Right or wrong my country
Essendo il G8 superato dal G20, tutte le chiacchiere sul clima, sulla crisi , sulla centralità della persona e del lavoro, sul protezionismo – ma non avevano già detto di no? – sui paradisi fiscali – ma non avevano già stilato la nota mondiale, bianca grigia o nera a seconda della condiscendenza di quei paesi? – e sull’Africa, lasciano il tempo che trovano.
Siamo dunque al cospetto di generiche dichiarazioni , studiate apposta per mettere d’accordo più o meno tutti, salvo che quell’intenso lavorio spesso nemmeno basta a strappare il placet di qualche paese in irresistibile ascesa – Cina ed India, per esempio – che si guarda bene dall’impegnarsi entro il 2050 a ridurre le emissioni per la quota stabilita ( ridicola in verità).
In tutto questo è facile concludere come queste iniziative siano occasioni d’incontro ma sostanzialmente megaspot per i paesi che vi partecipano. Inutili alla fine anche se tutti convengono che è meglio esserci.

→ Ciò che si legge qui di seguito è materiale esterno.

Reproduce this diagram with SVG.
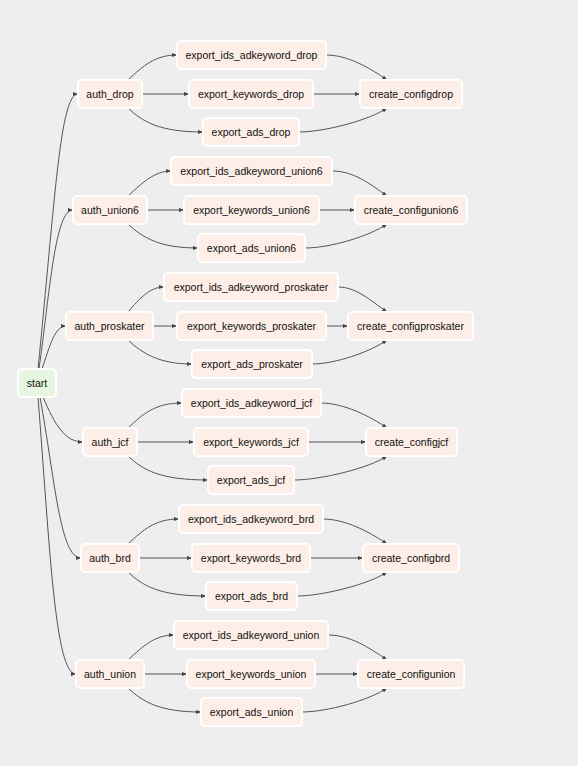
<svg xmlns="http://www.w3.org/2000/svg" width="578" height="766" viewBox="0 0 578 766">
<style>
.n rect{fill:#fdeee7;stroke:#ffffff;stroke-width:2}
.s rect{fill:#e6f6e0;stroke:#ffffff;stroke-width:2}
text{font-family:"Liberation Sans",Arial,sans-serif;font-size:10.5px;fill:#111;text-anchor:middle;dominant-baseline:central}
.e path{fill:none;stroke:#555;stroke-width:1;marker-end:url(#ah)}
</style>
<defs>
<marker id="ah" markerWidth="5" markerHeight="4" refX="5" refY="2" orient="auto" markerUnits="userSpaceOnUse"><path d="M0,0 L5,2 L0,4 z" fill="#444"/></marker>
</defs>
<rect width="578" height="766" fill="#eeeeee"/>
<g class="e" id="connectors">
<!-- start to auth -->
<path d="M38,369 C55,200 60,94 78,94"/>
<path d="M39,369 C50,290 55,210 73,210"/>
<path d="M42,369 C50,345 55,326 66,326"/>
<path d="M43,397 C55,425 65,442 83,442"/>
<path d="M40,397 C55,480 60,558 81,558"/>
<path d="M38,397 C50,550 55,674 76,674"/>
<!-- drop m=94 -->
<path d="M128,80 C143,66 155,55 177,55"/>
<path d="M142,94 L189,94"/>
<path d="M128,108 C143,122 160,132 203,132"/>
<path d="M326,55 C348,55 370,68 387,80"/>
<path d="M313,94 L360,94"/>
<path d="M299,132 C324,132 370,120 387,108"/>
<!-- union6 m=210 -->
<path d="M128,196 C143,182 155,171 171,171"/>
<path d="M147,210 L184,210"/>
<path d="M128,224 C143,238 160,248 198,248"/>
<path d="M332,171 C354,171 370,184 387,196"/>
<path d="M319,210 L355,210"/>
<path d="M305,248 C330,248 370,236 387,224"/>
<!-- proskater m=326 -->
<path d="M128,312 C140,298 150,287 164,287"/>
<path d="M153,326 L177,326"/>
<path d="M128,340 C143,354 160,364 192,364"/>
<path d="M338,287 C356,287 370,300 387,312"/>
<path d="M326,326 L348,326"/>
<path d="M312,364 C335,364 370,352 387,340"/>
<!-- jcf m=442 -->
<path d="M128,428 C143,414 155,403 182,403"/>
<path d="M137,442 L194,442"/>
<path d="M128,456 C143,470 160,480 208,480"/>
<path d="M321,403 C343,403 370,416 387,428"/>
<path d="M308,442 L366,442"/>
<path d="M294,480 C320,480 370,468 387,456"/>
<!-- brd m=558 -->
<path d="M128,544 C143,530 155,519 179,519"/>
<path d="M139,558 L192,558"/>
<path d="M128,572 C143,586 160,596 206,596"/>
<path d="M323,519 C345,519 370,532 387,544"/>
<path d="M310,558 L363,558"/>
<path d="M297,596 C322,596 370,584 387,572"/>
<!-- union m=674 -->
<path d="M128,660 C143,646 155,635 174,635"/>
<path d="M144,674 L187,674"/>
<path d="M128,688 C143,702 160,712 201,712"/>
<path d="M328,635 C350,635 370,648 387,660"/>
<path d="M315,674 L358,674"/>
<path d="M302,712 C327,712 370,700 387,688"/>
</g>
<g class="s" id="start"><rect x="18" y="369" width="38" height="28" rx="4"/><text x="37" y="383">start</text></g>

<g class="n" id="auth_drop"><rect x="78" y="80" width="64" height="28" rx="4"/><text x="110" y="94">auth_drop</text></g>
<g class="n" id="export_ids_adkeyword_drop"><rect x="177" y="41" width="149" height="28" rx="4"/><text x="251.5" y="55">export_ids_adkeyword_drop</text></g>
<g class="n" id="export_keywords_drop"><rect x="189" y="80" width="124" height="28" rx="4"/><text x="251" y="94">export_keywords_drop</text></g>
<g class="n" id="export_ads_drop"><rect x="203" y="118" width="96" height="28" rx="4"/><text x="251" y="132">export_ads_drop</text></g>
<g class="n" id="create_configdrop"><rect x="360" y="80" width="102" height="28" rx="4"/><text x="411" y="94">create_configdrop</text></g>

<g class="n" id="auth_union6"><rect x="73" y="196" width="74" height="28" rx="4"/><text x="110" y="210">auth_union6</text></g>
<g class="n" id="export_ids_adkeyword_union6"><rect x="171" y="157" width="161" height="28" rx="4"/><text x="251.5" y="171">export_ids_adkeyword_union6</text></g>
<g class="n" id="export_keywords_union6"><rect x="184" y="196" width="135" height="28" rx="4"/><text x="251.5" y="210">export_keywords_union6</text></g>
<g class="n" id="export_ads_union6"><rect x="198" y="234" width="107" height="28" rx="4"/><text x="251.5" y="248">export_ads_union6</text></g>
<g class="n" id="create_configunion6"><rect x="355" y="196" width="112" height="28" rx="4"/><text x="411" y="210">create_configunion6</text></g>

<g class="n" id="auth_proskater"><rect x="66" y="312" width="87" height="28" rx="4"/><text x="109.5" y="326">auth_proskater</text></g>
<g class="n" id="export_ids_adkeyword_proskater"><rect x="164" y="273" width="174" height="28" rx="4"/><text x="251" y="287">export_ids_adkeyword_proskater</text></g>
<g class="n" id="export_keywords_proskater"><rect x="177" y="312" width="149" height="28" rx="4"/><text x="251.5" y="326">export_keywords_proskater</text></g>
<g class="n" id="export_ads_proskater"><rect x="192" y="350" width="120" height="28" rx="4"/><text x="252" y="364">export_ads_proskater</text></g>
<g class="n" id="create_configproskater"><rect x="348" y="312" width="125" height="28" rx="4"/><text x="410.5" y="326">create_configproskater</text></g>

<g class="n" id="auth_jcf"><rect x="83" y="428" width="54" height="28" rx="4"/><text x="110" y="442">auth_jcf</text></g>
<g class="n" id="export_ids_adkeyword_jcf"><rect x="182" y="389" width="139" height="28" rx="4"/><text x="251.5" y="403">export_ids_adkeyword_jcf</text></g>
<g class="n" id="export_keywords_jcf"><rect x="194" y="428" width="114" height="28" rx="4"/><text x="251" y="442">export_keywords_jcf</text></g>
<g class="n" id="export_ads_jcf"><rect x="208" y="466" width="86" height="28" rx="4"/><text x="251" y="480">export_ads_jcf</text></g>
<g class="n" id="create_configjcf"><rect x="366" y="428" width="91" height="28" rx="4"/><text x="411.5" y="442">create_configjcf</text></g>

<g class="n" id="auth_brd"><rect x="81" y="544" width="58" height="28" rx="4"/><text x="110" y="558">auth_brd</text></g>
<g class="n" id="export_ids_adkeyword_brd"><rect x="179" y="505" width="144" height="28" rx="4"/><text x="251" y="519">export_ids_adkeyword_brd</text></g>
<g class="n" id="export_keywords_brd"><rect x="192" y="544" width="118" height="28" rx="4"/><text x="251" y="558">export_keywords_brd</text></g>
<g class="n" id="export_ads_brd"><rect x="206" y="582" width="91" height="28" rx="4"/><text x="251.5" y="596">export_ads_brd</text></g>
<g class="n" id="create_configbrd"><rect x="363" y="544" width="96" height="28" rx="4"/><text x="411" y="558">create_configbrd</text></g>

<g class="n" id="auth_union"><rect x="76" y="660" width="68" height="28" rx="4"/><text x="110" y="674">auth_union</text></g>
<g class="n" id="export_ids_adkeyword_union"><rect x="174" y="621" width="154" height="28" rx="4"/><text x="251" y="635">export_ids_adkeyword_union</text></g>
<g class="n" id="export_keywords_union"><rect x="187" y="660" width="128" height="28" rx="4"/><text x="251" y="674">export_keywords_union</text></g>
<g class="n" id="export_ads_union"><rect x="201" y="698" width="101" height="28" rx="4"/><text x="251.5" y="712">export_ads_union</text></g>
<g class="n" id="create_configunion"><rect x="358" y="660" width="106" height="28" rx="4"/><text x="411" y="674">create_configunion</text></g>
</svg>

Anche my country è fortemente impegnato a rifarsi la faccia dopo le ultime incresciose vicende, ma la perdita di credibilità prescinde dal sapere o meno organizzare l’agenda dei lavori. Dopo un decennio di deriva economica, il nostro peso specifico all’interno di questi consessi è pressocchè nullo, e il nostro paese non risponde più ai requisiti per partecipare al summit.

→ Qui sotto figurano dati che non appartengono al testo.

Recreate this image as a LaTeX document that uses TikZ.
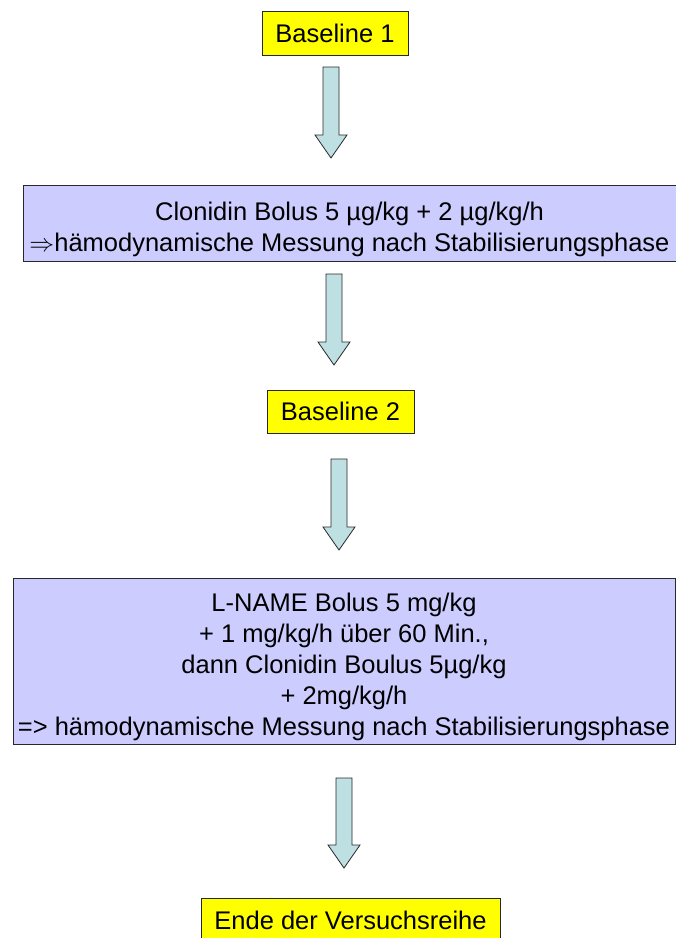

Ce lo ricorda The Guardian, che risponde a Silvio Berlusconi, passando dalle semplici ipotesi ai fatti : Indice di libertà economica ? Siamo al 76° posto. Trasparenza? Al 55°. Non parliamo poi dei nostri politici considerati meno affidabili di quelli pakistani, senegalesi e bielorussi. La lista è lunga e ogni voce è un dito nella piaga : scuola, donne, giustizia. Ce n’è per tutti i gusti.
Poi arriva la ciliegina sulla torta, tutta dedicata allo sbandierato consenso del Premier : Il leader è inadatto ma gl’italiani che se lo tengono invece di mandarlo a casa, evidentemente sono adatti al loro leader. Bingo.

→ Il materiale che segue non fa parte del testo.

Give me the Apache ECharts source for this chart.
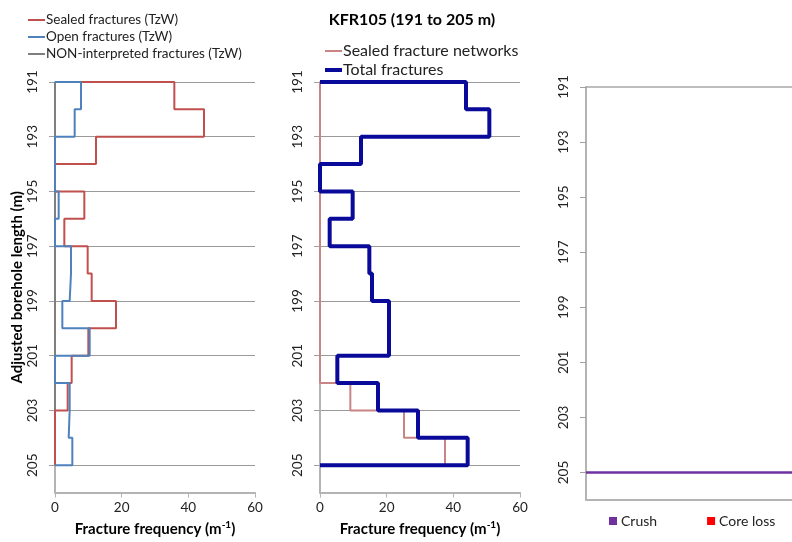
<!DOCTYPE html>
<html><head><meta charset="utf-8">
<script src="https://cdn.jsdelivr.net/npm/echarts@6/dist/echarts.min.js"></script>
<style>html,body{margin:0;padding:0;background:#fff}#c{width:792px;height:542px}</style>
</head><body><div id="c"></div>
<script>
// Depth intervals (top of each 1 m section, metres)
const depthTops = [191,192,193,194,195,196,197,198,199,200,201,202,203,204];
const intervalLength = 1;
// Left panel (TzW), fractures per metre
const sealedTzW    = [35.8,44.7,12.3,0,8.8,2.8,9.8,11.0,18.3,10.0,5.0,3.8,0,0];
const openTzW      = [7.8,5.9,0,0,1.1,0,4.8,4.4,2.2,10.4,0,4.4,4.1,5.2];
const nonInterpTzW = [0,0,0,0,0,0,0,0,0,0,0,0,0,0];
// Middle panel
const sealedNetworks = [0,0,0,0,0,0,0,0,0,0,0,9.1,25.2,37.5];
const totalFractures = [43.8,50.8,12.3,0,9.8,2.9,14.8,15.6,20.7,20.7,5.2,17.4,29.4,44.3];
// Right panel
const crushDepths = [205];
const coreLossDepths = [];
// Axes
const depthMin = 191, depthMax = 206, depthStep = 2;
const freqMin = 0, freqMax = 60, freqStep = 20;

const FONT = 'Lato, "Liberation Sans", sans-serif';
const THIN_ICON = 'path://M0,0H17V2H0Z';
const THICK_ICON = 'path://M0,0H17V4H0Z';

function steps(vals){
  const pts = [[0, depthTops[0]]];
  vals.forEach((v,i)=>{ pts.push([v, depthTops[i]]); pts.push([v, depthTops[i] + intervalLength]); });
  pts.push([0, depthTops[depthTops.length-1] + intervalLength]);
  return pts;
}

const gridBox = [
  {left:55, top:82, width:200, height:414},
  {left:320, top:82, width:200, height:414},
  {left:586, top:87, width:300, height:413}
];

const axisLineStyle = {color:'#b4b4b4', width:2};
const xName = '{a|Fracture frequency (m}{s|-1}{a|)}';
const xNameStyle = {rich:{
  a:{fontSize:15, fontWeight:'bold', color:'#000', fontFamily:FONT, lineHeight:20},
  s:{fontSize:10, fontWeight:'bold', color:'#000', fontFamily:FONT, verticalAlign:'top', lineHeight:20}
}};

function freqAxis(gi){
  return {type:'value', gridIndex:gi, min:freqMin, max:freqMax, interval:freqStep,
    name:xName, nameLocation:'middle', nameGap:24, nameTextStyle:xNameStyle,
    axisLine:{show:true, lineStyle:axisLineStyle},
    axisTick:{show:true, length:5, lineStyle:{color:'#b4b4b4'}},
    axisLabel:{color:'#222', fontSize:13.5, fontFamily:FONT, margin:8},
    splitLine:{show:false}};
}
function depthAxis(gi, split){
  return {type:'value', gridIndex:gi, inverse:true, min:depthMin, max:depthMax, interval:depthStep,
    axisLine:{show:true, onZero:false, lineStyle:axisLineStyle},
    axisTick:{show:true, length:6, lineStyle:{color:'#a0a0a0'}},
    axisLabel:{color:'#222', fontSize:13.5, fontFamily:FONT, rotate:90, margin:15, showMaxLabel:false},
    splitLine:{show:split, lineStyle:{color:'#9a9a9a', width:1}}};
}

const yAxes = [depthAxis(0,true), depthAxis(1,true), depthAxis(2,false)];
yAxes[0].name = 'Adjusted borehole length (m)';
yAxes[0].nameLocation = 'middle';
yAxes[0].nameGap = 30;
yAxes[0].nameTextStyle = {fontSize:15, fontWeight:'bold', color:'#000', fontFamily:FONT};

const lineBase = {type:'line', symbol:'none', showSymbol:false, clip:false, animation:false, silent:true};

const option = {
  animation:false,
  backgroundColor:'#fff',
  title:{text:'KFR105 (191 to 205 m)', left:407, textAlign:'center', top:7,
    textStyle:{fontSize:16, fontWeight:'bold', color:'#000', fontFamily:FONT}},
  grid: gridBox,
  xAxis:[
    freqAxis(0), freqAxis(1),
    {type:'value', gridIndex:2, min:0, max:1, axisLine:{show:true, lineStyle:axisLineStyle},
      axisTick:{show:false}, axisLabel:{show:false}, splitLine:{show:false}},
    {type:'value', gridIndex:2, position:'top', min:0, max:1, axisLine:{show:true, lineStyle:{color:'#a8a8a8', width:1.5}},
      axisTick:{show:false}, axisLabel:{show:false}, splitLine:{show:false}}
  ],
  yAxis: yAxes,
  legend:[
    {data:[{name:'Sealed fractures (TzW)', icon:THIN_ICON},
           {name:'Open fractures (TzW)', icon:THIN_ICON},
           {name:'NON-interpreted fractures (TzW)', icon:THIN_ICON}],
      orient:'vertical', left:28, top:13, padding:0, itemGap:3, itemWidth:17, itemHeight:14,
      textStyle:{fontSize:13.5, color:'#222', fontFamily:FONT, padding:[0,0,0,-4]}},
    {data:[{name:'Sealed fracture networks', icon:THIN_ICON},
           {name:'Total fractures', icon:THICK_ICON}],
      orient:'vertical', left:325, top:43, padding:0, itemGap:3, itemWidth:17, itemHeight:17,
      textStyle:{fontSize:16, color:'#222', fontFamily:FONT, padding:[0,0,0,-4]}},
    {data:['Crush','Core loss'], orient:'horizontal', left:609, top:514, padding:0, itemGap:50,
      itemWidth:8, itemHeight:8, icon:'rect',
      textStyle:{fontSize:14, color:'#222', fontFamily:FONT, padding:[0,0,0,-1]}}
  ],
  series:[
    Object.assign({}, lineBase, {name:'Sealed fractures (TzW)', xAxisIndex:0, yAxisIndex:0, z:3,
      data:steps(sealedTzW), color:'#c0504d', lineStyle:{color:'#c0504d', width:2}}),
    Object.assign({}, lineBase, {name:'Open fractures (TzW)', xAxisIndex:0, yAxisIndex:0, z:4,
      data:steps(openTzW), color:'#4f81bd', lineStyle:{color:'#4f81bd', width:2}}),
    Object.assign({}, lineBase, {name:'NON-interpreted fractures (TzW)', xAxisIndex:0, yAxisIndex:0, z:2,
      data:steps(nonInterpTzW), color:'#7f7f7f', lineStyle:{color:'#7f7f7f', width:2}}),
    Object.assign({}, lineBase, {name:'Sealed fracture networks', xAxisIndex:1, yAxisIndex:1, z:3,
      data:steps(sealedNetworks), color:'#c98585', lineStyle:{color:'#c98585', width:2}}),
    Object.assign({}, lineBase, {name:'Total fractures', xAxisIndex:1, yAxisIndex:1, z:4,
      data:steps(totalFractures), color:'#0a0a9a', lineStyle:{color:'#0a0a9a', width:4}}),
    Object.assign({}, lineBase, {name:'Crush', xAxisIndex:2, yAxisIndex:2, z:3, data:[],
      color:'#7030a0',
      markLine:{silent:true, symbol:'none', label:{show:false}, animation:false,
        lineStyle:{color:'#7030a0', width:2.5, type:'solid'},
        data:crushDepths.map(d=>({yAxis:d}))}}),
    Object.assign({}, lineBase, {name:'Core loss', xAxisIndex:2, yAxisIndex:2, z:3, data:[],
      color:'#ff0000',
      markLine:{silent:true, symbol:'none', label:{show:false}, animation:false,
        lineStyle:{color:'#ff0000', width:2.5, type:'solid'},
        data:coreLossDepths.map(d=>({yAxis:d}))}})
  ]
};
const chart = echarts.init(document.getElementById('c'), null, {renderer:'canvas'});
chart.setOption(option);
</script></body></html>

In presenza di consessi internazionali si possono tenere i toni bassi quanto si vuole ma credo che non basti, la nostra reputazione – che è altro dal fare bella figura – sembra comunque compromessa. E anche se è chiaro che non di tutto lo sfracello ha colpa il premier, è altrettanto chiaro che non sarà certo lui a tirarci fuori dall’impasse.
Per questo suonano stonate e goffe le accaldate colazioni per signore in cui, lustrati gli ottoni e appuntato qualche festone, assieme alla non-carbonara dello chef di grido, alle gentili ospiti vengono somministrate anche le non politiche sociali e d’integrazione della città di Roma. C’erano una volta e adesso non ci sono più. Salvo poi correre ai microfoni per celebrare l’eleganza e le affinità elettive con la first lady americana. Eccome no : tel quel.
A vederle tutte quante in fila, Carfagna Gelmini e Rauti in Alemanno – tre campionesse delle pari opportunità, della tolleranza e della fedeltà al capo – ieri veniva in mente una cosa sola : che per rimpiazzare una first lady ci si sono messe in tre. E la modestia del risultato, non è valsa la fatica.
Nell’illustrazione gli attivisti dell’organizzazione umanitaria Oxfam indossano le maschere dei leaders mondiali. La performance, nel praticello davanti al tempio di Giano Bifronte è stata di grande impatto e la messa in scena molto ben fatta
2 pensieri riguardo “Right or wrong my country”
indice di libertà economica…
E la cosa – Berlusconi a parte – è un bene o un male?
Dopo aver letto e sentito anche recenti sparate contro il libero mercato, le privatizzazioni e compagnia bella, comincio ad essere un po’ confuso
Per indice di libertà economica s’intende libertà d’impresa, ovviamente regolata ma non in modo tale da impedirne l’esercizio.
Diciamo che da noi non è semplice avviare un’impresa e gli ostacoli da superare non sono certo a vantaggio di maggiore controllo e trasparenza.
Stiamo parlando comunque di parametri fissi seguendo i quali vengono attribuiti i punteggi.
Ma noi manco quelli riusciamo a superare.